### Stored data
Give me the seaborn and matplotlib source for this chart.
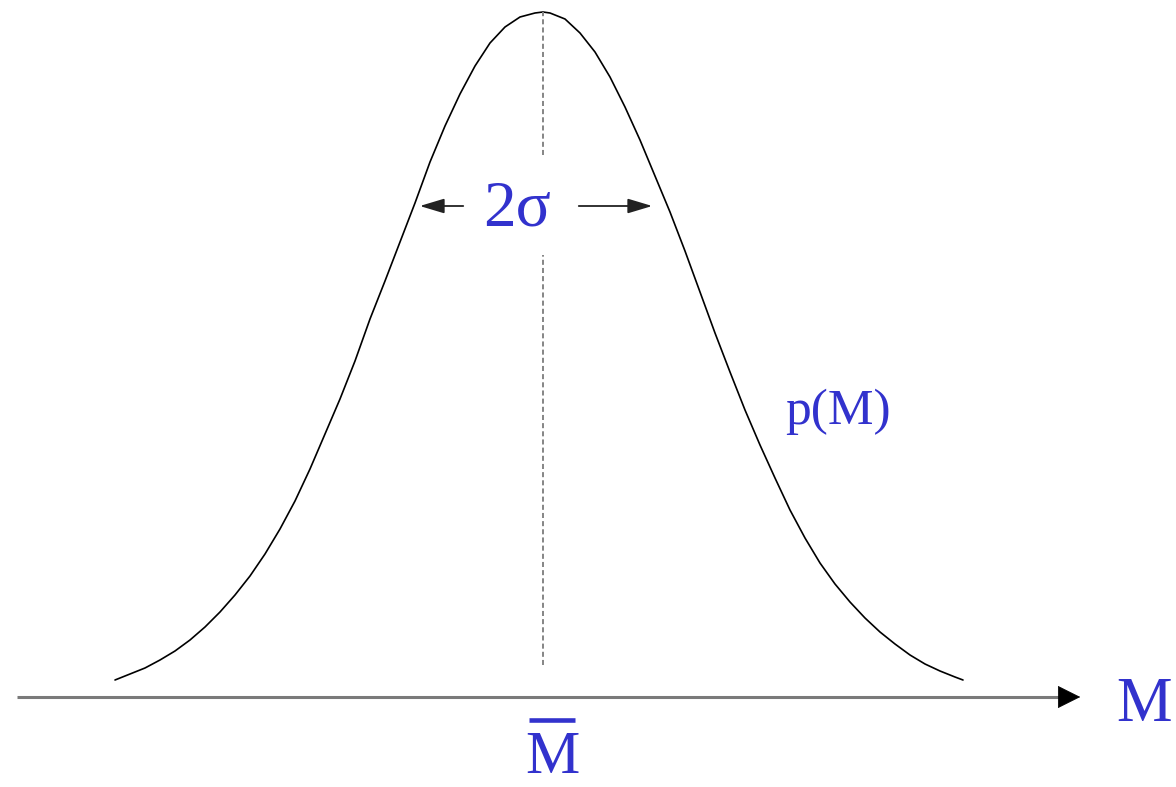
import matplotlib
matplotlib.use("Agg")
import matplotlib.pyplot as plt
import seaborn as sns
import pandas as pd

# ── Dados (M = posição horizontal, p = altura acima do eixo) ──
M_vals = [115, 130, 145, 160, 175, 190, 205, 220, 235, 250, 265, 280, 295, 310,
          325, 340, 355, 370, 385, 400, 415, 430, 445, 460, 475, 490, 505, 520,
          535, 543, 550, 565, 580, 595, 610, 625, 640, 655, 670, 685, 700, 715,
          730, 745, 760, 775, 790, 805, 820, 835, 850, 865, 880, 895, 910, 925,
          940, 955, 963]
p_vals = [17, 23, 29, 37, 46, 57, 70, 85, 102, 121, 143, 168, 196, 228,
          263, 298, 336, 378, 416, 455, 494, 535, 571, 603, 631, 654, 670, 680,
          684, 685, 684, 678, 664, 645, 620, 590, 557, 521, 485, 446, 405, 364,
          325, 287, 252, 219, 187, 159, 134, 113, 95, 79, 65, 53, 42, 33,
          26, 20, 17]

M_mean = 543            # posição de M barra
sigma_left = 417        # pontas das setas de 2σ
sigma_right = 655
sigma_level = 491

df = pd.DataFrame({"M": M_vals, "p": p_vals})

# ── Configurações visuais ─────────────────────────────────────────────────────
sns.set_theme(style="white")
plt.rcParams.update({
    "font.family": ["Liberation Serif", "DejaVu Serif"],
    "figure.facecolor": "white",
    "axes.facecolor": "white",
})
AZUL = "#3232CD"

fig = plt.figure(figsize=(11.76, 7.87), dpi=100)
ax = fig.add_axes([0, 0, 1, 1])
ax.set_xlim(0, 1176)
ax.set_ylim(-90, 697)
ax.axis("off")

# curva p(M)
sns.lineplot(data=df, x="M", y="p", ax=ax, color="black", linewidth=1.2,
             estimator=None, sort=False)

# linha tracejada na média (com espaço para o texto 2σ)
for y0, y1 in [(32, 442), (542, 685)]:
    ax.plot([M_mean, M_mean], [y0, y1], color="#858585", linewidth=1.4,
            linestyle=(0, (2.6, 1.6)))

# eixo M com seta
ax.plot([17, 1066], [0, 0], color="#7a7a7a", linewidth=2.2, solid_capstyle="butt")
ax.annotate("", xy=(1083, 0), xytext=(1064, 0),
            arrowprops=dict(arrowstyle="-|>,head_length=0.4,head_width=0.2",
                            mutation_scale=38, color="black", lw=0.5))

# setas de 2σ
seta = dict(arrowstyle="-|>,head_length=0.5,head_width=0.15",
            mutation_scale=30, color="#222222", lw=1.3)
ax.annotate("", xy=(sigma_left, sigma_level), xytext=(466, sigma_level), arrowprops=seta)
ax.annotate("", xy=(sigma_right, sigma_level), xytext=(576, sigma_level), arrowprops=seta)

# textos
ax.text(517, 487, "2σ", color=AZUL, fontsize=47, ha="center", va="center")
ax.text(838, 285, "p(M)", color=AZUL, fontsize=37, ha="center", va="center")
ax.text(1144, -24, "M", color=AZUL, fontsize=45, ha="center", va="baseline")
ax.text(552, -89, "M", color=AZUL, fontsize=44, ha="center", va="bottom")
ax.plot([529, 575], [-23, -23], color=AZUL, linewidth=3.3, solid_capstyle="butt")

fig.savefig("out.png", dpi=100)
plt.close(fig)
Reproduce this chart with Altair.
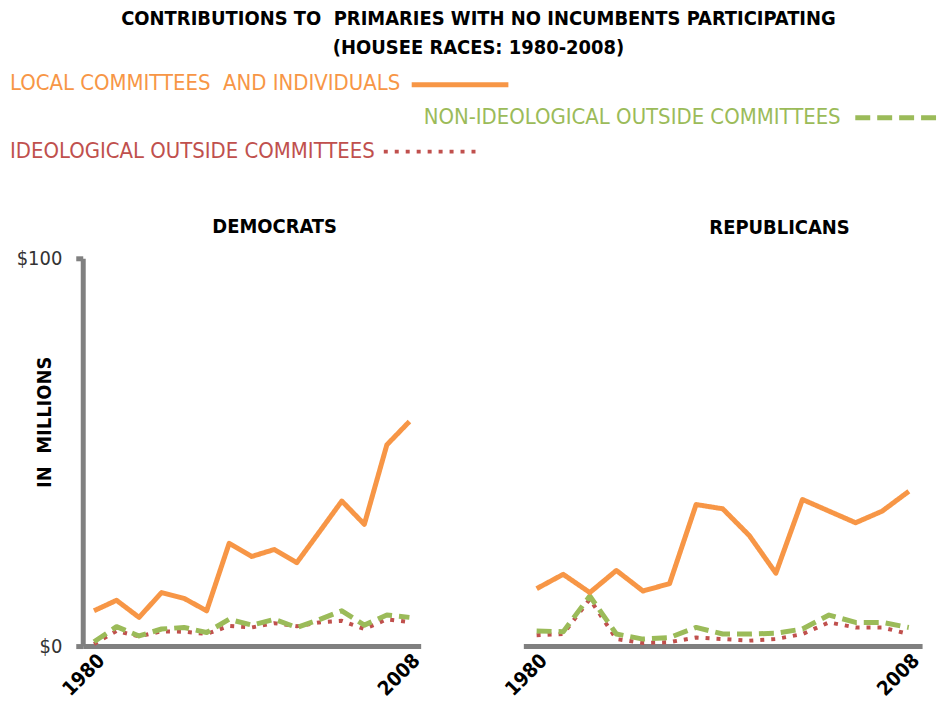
import altair as alt
import pandas as pd

# ---------------- data ----------------
years = [1980, 1982, 1984, 1986, 1988, 1990, 1992, 1994, 1996, 1998, 2000, 2002, 2004, 2006, 2008]

dem_local = [9.1, 11.8, 7.4, 13.8, 12.3, 9.1, 26.5, 23.1, 24.9, 21.5, 29.4, 37.4, 31.4, 51.9, 57.9]
dem_nonideo = [1.1, 5.0, 2.6, 4.4, 4.8, 3.5, 6.9, 5.4, 6.9, 4.8, 6.8, 9.1, 5.4, 8.0, 7.4]
dem_ideo = [0.5, 3.9, 2.5, 3.8, 3.7, 3.1, 5.2, 4.8, 5.9, 5.1, 6.1, 6.5, 4.4, 6.9, 6.2]

rep_local = [14.8, 18.5, 13.8, 19.5, 14.2, 16.1, 36.5, 35.4, 28.5, 18.8, 37.8, 34.8, 31.8, 34.8, 39.9]
rep_nonideo = [3.9, 3.7, 12.9, 3.1, 1.8, 2.2, 4.8, 3.1, 3.1, 3.3, 4.4, 8.0, 6.1, 6.1, 4.8]
rep_ideo = [2.8, 3.1, 12.1, 1.8, 0.8, 1.0, 2.2, 1.8, 1.4, 1.8, 3.1, 6.1, 4.8, 4.8, 3.1]

NBSP = "\u00a0"
series_names = ["LOCAL COMMITTEES " + NBSP + "AND INDIVIDUALS",
                "NON-IDEOLOGICAL OUTSIDE COMMITTEES",
                "IDEOLOGICAL OUTSIDE COMMITTEES"]
title_lines = ["CONTRIBUTIONS TO " + NBSP + "PRIMARIES WITH NO INCUMBENTS PARTICIPATING",
               "(HOUSEE RACES: 1980-2008)"]
panel_titles = ["DEMOCRATS", "REPUBLICANS"]
y_ticks = [0, 100]
x_ticks = [1980, 2008]
y_title = "IN " + NBSP + "MILLIONS"

# ---------------- styles ----------------
FONT = "Liberation Sans Narrow, DejaVu Sans Condensed, Arial Narrow, sans-serif"
ORANGE, GREEN, RED = "#F79646", "#9BBB59", "#C0504D"
GREY = "#808080"
styles = {
    series_names[0]: dict(color=ORANGE, strokeWidth=5, strokeDash=[1, 0]),
    series_names[1]: dict(color=GREEN, strokeWidth=5, strokeDash=[15, 7]),
    series_names[2]: dict(color=RED, strokeWidth=4, strokeDash=[4, 7]),
}

OX = 83  # left edge of plot area


def panel(title, local, nonideo, ideo, width, dx, offset, show_y):
    layers = []
    for name, vals in [(series_names[2], ideo), (series_names[1], nonideo), (series_names[0], local)]:
        df = pd.DataFrame({"year": years, "value": vals})
        st = styles[name]
        x = alt.X("year:Q", scale=alt.Scale(domain=[1979, 2009], nice=False, zero=False),
                  axis=alt.Axis(values=x_ticks, format="d", labelAngle=-45, labelFontWeight="bold",
                                labelFontSize=20, labelColor="#000", labelFont=FONT, ticks=False,
                                domainColor=GREY, domainWidth=5, grid=False, title=None,
                                labelPadding=4))
        if show_y:
            yaxis = alt.Axis(values=y_ticks, labelExpr="'$' + datum.value", labelFontSize=20,
                             labelFont=FONT, labelColor="#333", domainColor=GREY, domainWidth=5,
                             tickColor=GREY, tickWidth=5, tickSize=7, grid=False, labelPadding=14,
                             title=y_title, titleFont=FONT, titleFontSize=20, titleFontWeight="bold",
                             titleColor="#000", titleX=45 - OX, titleY=164, titleAngle=-90,
                             titleAlign="center", titleBaseline="middle")
        else:
            yaxis = None
        y = alt.Y("value:Q", scale=alt.Scale(domain=[0, 100], nice=False), axis=yaxis)
        layers.append(
            alt.Chart(df).mark_line(color=st["color"], strokeWidth=st["strokeWidth"],
                                    strokeDash=st["strokeDash"], strokeJoin="round")
            .encode(x=x, y=y)
        )
    return alt.layer(*layers).properties(
        width=width, height=389,
        title=alt.TitleParams(title, font=FONT, fontSize=20, fontWeight="bold", color="#000",
                              anchor="middle", offset=offset, dx=dx)
    )


dem = panel(panel_titles[0], dem_local, dem_nonideo, dem_ideo, 339, 23, 11, True)
rep = panel(panel_titles[1], rep_local, rep_nonideo, rep_ideo, 400, 57, 20, False)

# ---------------- header (title + custom legend) ----------------
one = pd.DataFrame({"k": [0]})


def txt(s, x, y, color, size, weight="normal", align="left"):
    return alt.Chart(pd.DataFrame({"t": [s]})).mark_text(
        align=align, baseline="middle", font=FONT, fontSize=size, fontWeight=weight, color=color
    ).encode(x=alt.value(x - OX), y=alt.value(y), text="t:N")


def rule(x1, x2, y, name):
    st = styles[name]
    return alt.Chart(one).mark_rule(color=st["color"], strokeWidth=st["strokeWidth"],
                                    strokeDash=st["strokeDash"]).encode(
        x=alt.value(x1 - OX), x2=alt.value(x2 - OX), y=alt.value(y))


header = alt.layer(
    txt(title_lines[0], 480, 18, "#000", 20, "bold", "center"),
    txt(title_lines[1], 480, 47, "#000", 20, "bold", "center"),
    txt(series_names[0], 10, 82, ORANGE, 22),
    rule(413, 510, 84, series_names[0]),
    txt(series_names[1], 425, 116, GREEN, 22),
    rule(858, 946, 117, series_names[1]),
    txt(series_names[2], 10, 150, RED, 22),
    rule(385, 477, 151, series_names[2]),
).properties(width=842, height=200)

panels = alt.hconcat(dem, rep, spacing=103, bounds="flush")

chart = alt.vconcat(header, panels, spacing=58, bounds="flush").properties(
    padding={"left": 10, "top": 0, "right": 0, "bottom": 0}, background="white"
).configure_view(stroke=None)

chart.save("out.html", embed_options={"renderer": "svg", "actions": False})
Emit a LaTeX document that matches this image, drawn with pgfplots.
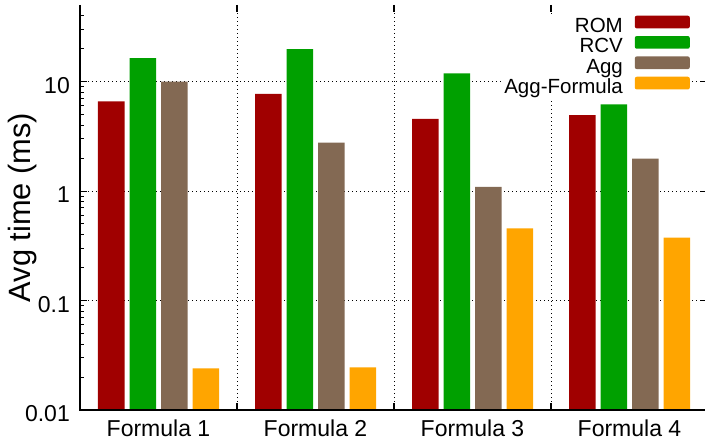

### Task to carry out
Find all lines where the word "matplotlib" appears. Copy them.

### Answer in full
Give me the seaborn and matplotlib source for this chart.
import matplotlib
matplotlib.use("Agg")
import matplotlib.pyplot as plt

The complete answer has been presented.